> [Set task]: Give nothing except the number of lines containing the word "this".

> [Entries]:
....

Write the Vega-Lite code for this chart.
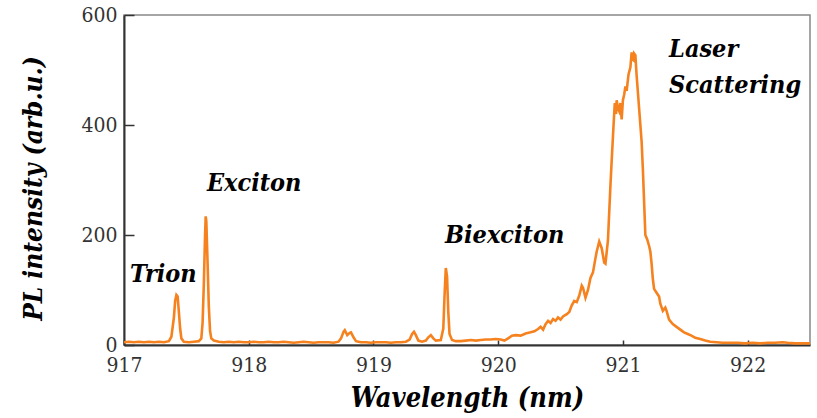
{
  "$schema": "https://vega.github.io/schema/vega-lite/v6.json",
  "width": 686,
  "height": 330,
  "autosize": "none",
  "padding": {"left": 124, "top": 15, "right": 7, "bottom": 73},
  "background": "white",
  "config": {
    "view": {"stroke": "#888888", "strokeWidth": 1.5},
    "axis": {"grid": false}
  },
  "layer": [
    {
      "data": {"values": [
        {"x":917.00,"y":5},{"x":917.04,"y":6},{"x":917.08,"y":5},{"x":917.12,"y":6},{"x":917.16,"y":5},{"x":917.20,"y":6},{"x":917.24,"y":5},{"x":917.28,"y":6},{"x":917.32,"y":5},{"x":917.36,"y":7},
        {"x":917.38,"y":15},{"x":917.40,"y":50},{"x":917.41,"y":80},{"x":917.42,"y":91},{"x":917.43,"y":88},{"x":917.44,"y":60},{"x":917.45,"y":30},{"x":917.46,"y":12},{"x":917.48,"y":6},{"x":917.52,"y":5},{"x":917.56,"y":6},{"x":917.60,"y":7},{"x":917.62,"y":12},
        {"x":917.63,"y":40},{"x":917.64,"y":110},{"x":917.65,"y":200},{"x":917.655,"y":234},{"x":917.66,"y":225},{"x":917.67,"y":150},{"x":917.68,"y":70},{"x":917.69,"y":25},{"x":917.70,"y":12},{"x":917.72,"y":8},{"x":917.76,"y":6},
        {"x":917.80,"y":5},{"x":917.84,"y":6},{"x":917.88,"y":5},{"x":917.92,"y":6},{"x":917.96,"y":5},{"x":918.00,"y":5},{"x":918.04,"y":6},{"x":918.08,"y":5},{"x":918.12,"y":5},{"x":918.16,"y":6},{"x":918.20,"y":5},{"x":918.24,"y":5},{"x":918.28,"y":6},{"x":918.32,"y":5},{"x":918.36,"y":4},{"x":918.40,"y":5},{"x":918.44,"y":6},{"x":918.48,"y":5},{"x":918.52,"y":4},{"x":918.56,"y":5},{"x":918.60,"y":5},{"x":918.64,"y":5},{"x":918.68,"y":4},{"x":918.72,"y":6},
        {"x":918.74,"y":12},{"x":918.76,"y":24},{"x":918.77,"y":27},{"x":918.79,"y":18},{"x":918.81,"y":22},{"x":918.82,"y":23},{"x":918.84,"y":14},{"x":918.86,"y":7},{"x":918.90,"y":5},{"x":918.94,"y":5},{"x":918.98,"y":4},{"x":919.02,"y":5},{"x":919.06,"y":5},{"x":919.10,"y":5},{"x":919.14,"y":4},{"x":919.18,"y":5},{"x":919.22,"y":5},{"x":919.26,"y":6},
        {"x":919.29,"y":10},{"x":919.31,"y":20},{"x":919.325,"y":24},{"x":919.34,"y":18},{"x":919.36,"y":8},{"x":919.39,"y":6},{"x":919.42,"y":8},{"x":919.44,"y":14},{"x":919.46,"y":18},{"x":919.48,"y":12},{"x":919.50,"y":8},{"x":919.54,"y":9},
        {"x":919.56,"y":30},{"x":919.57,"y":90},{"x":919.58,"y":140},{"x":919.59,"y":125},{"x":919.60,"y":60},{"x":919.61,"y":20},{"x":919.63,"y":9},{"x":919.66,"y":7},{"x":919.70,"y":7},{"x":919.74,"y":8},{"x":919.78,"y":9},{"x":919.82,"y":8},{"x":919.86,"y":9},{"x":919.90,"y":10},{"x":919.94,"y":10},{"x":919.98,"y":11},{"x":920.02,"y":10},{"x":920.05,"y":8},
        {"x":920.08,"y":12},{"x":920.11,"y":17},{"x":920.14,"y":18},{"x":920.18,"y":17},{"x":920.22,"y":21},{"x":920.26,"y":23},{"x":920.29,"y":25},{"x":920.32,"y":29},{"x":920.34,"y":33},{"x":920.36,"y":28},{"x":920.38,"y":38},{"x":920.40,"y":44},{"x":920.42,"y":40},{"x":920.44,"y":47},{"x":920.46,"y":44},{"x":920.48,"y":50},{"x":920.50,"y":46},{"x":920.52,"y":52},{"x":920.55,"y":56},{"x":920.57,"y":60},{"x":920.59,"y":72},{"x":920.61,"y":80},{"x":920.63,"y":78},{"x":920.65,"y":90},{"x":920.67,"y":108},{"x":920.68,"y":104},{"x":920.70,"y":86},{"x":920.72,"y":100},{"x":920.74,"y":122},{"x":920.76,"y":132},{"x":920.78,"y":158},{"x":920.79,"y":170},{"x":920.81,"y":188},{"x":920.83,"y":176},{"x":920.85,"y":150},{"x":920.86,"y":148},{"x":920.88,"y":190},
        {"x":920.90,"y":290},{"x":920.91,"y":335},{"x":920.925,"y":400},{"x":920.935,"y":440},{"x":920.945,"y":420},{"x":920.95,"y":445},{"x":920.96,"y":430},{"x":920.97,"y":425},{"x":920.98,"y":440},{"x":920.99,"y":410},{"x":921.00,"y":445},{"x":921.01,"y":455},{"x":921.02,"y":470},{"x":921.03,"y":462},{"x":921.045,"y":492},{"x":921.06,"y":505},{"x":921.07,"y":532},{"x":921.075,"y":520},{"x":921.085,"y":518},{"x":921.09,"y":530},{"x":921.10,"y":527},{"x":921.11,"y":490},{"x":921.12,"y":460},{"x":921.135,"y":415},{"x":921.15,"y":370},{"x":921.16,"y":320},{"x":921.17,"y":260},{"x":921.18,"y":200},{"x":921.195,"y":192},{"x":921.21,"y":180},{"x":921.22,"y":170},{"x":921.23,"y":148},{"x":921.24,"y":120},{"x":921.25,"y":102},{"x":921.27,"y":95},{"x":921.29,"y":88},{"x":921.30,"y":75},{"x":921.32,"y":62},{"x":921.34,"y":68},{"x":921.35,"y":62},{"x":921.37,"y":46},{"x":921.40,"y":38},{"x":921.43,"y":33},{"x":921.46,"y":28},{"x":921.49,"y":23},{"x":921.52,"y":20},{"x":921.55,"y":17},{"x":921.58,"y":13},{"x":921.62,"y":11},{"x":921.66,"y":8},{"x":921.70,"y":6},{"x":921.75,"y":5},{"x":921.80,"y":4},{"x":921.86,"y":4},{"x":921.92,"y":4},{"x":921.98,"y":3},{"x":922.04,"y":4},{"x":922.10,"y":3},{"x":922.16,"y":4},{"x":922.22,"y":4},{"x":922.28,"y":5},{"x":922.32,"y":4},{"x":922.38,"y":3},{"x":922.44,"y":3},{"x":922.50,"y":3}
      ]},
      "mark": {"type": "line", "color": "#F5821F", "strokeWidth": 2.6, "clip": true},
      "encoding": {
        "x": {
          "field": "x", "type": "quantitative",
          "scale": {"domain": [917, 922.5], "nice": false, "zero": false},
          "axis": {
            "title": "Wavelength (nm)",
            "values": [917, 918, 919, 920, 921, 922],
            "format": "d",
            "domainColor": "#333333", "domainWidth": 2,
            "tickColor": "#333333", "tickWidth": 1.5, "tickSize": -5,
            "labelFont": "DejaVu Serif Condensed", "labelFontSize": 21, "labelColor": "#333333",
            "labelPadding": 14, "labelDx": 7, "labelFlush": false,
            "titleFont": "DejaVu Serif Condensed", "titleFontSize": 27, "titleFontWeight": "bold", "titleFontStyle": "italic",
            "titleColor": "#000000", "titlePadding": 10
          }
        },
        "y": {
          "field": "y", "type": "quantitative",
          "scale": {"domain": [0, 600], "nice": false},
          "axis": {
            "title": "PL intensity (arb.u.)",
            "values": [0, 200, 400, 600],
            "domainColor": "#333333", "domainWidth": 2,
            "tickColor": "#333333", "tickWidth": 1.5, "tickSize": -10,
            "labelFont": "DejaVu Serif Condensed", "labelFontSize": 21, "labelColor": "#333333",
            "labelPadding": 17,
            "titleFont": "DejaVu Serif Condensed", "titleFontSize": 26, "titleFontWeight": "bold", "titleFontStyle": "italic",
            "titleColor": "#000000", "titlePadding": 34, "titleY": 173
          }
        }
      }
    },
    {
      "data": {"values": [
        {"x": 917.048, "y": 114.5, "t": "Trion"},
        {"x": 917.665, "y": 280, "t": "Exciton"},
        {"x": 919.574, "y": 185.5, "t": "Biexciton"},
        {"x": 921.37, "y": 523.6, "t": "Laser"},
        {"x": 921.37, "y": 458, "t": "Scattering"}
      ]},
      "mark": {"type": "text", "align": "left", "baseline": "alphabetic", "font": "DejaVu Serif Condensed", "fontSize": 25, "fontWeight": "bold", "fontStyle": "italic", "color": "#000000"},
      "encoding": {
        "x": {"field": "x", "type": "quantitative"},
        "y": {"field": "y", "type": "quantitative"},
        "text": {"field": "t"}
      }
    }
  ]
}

....

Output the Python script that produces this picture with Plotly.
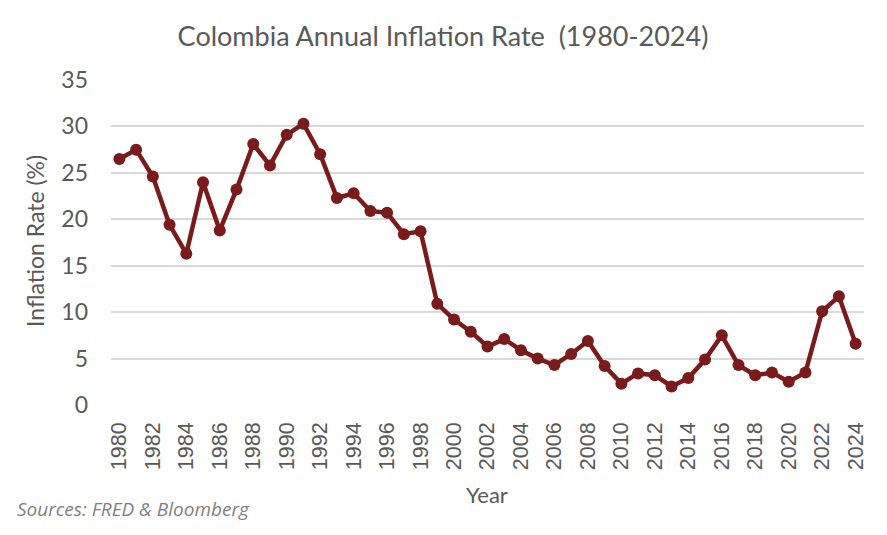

....

> [Finished task]: 2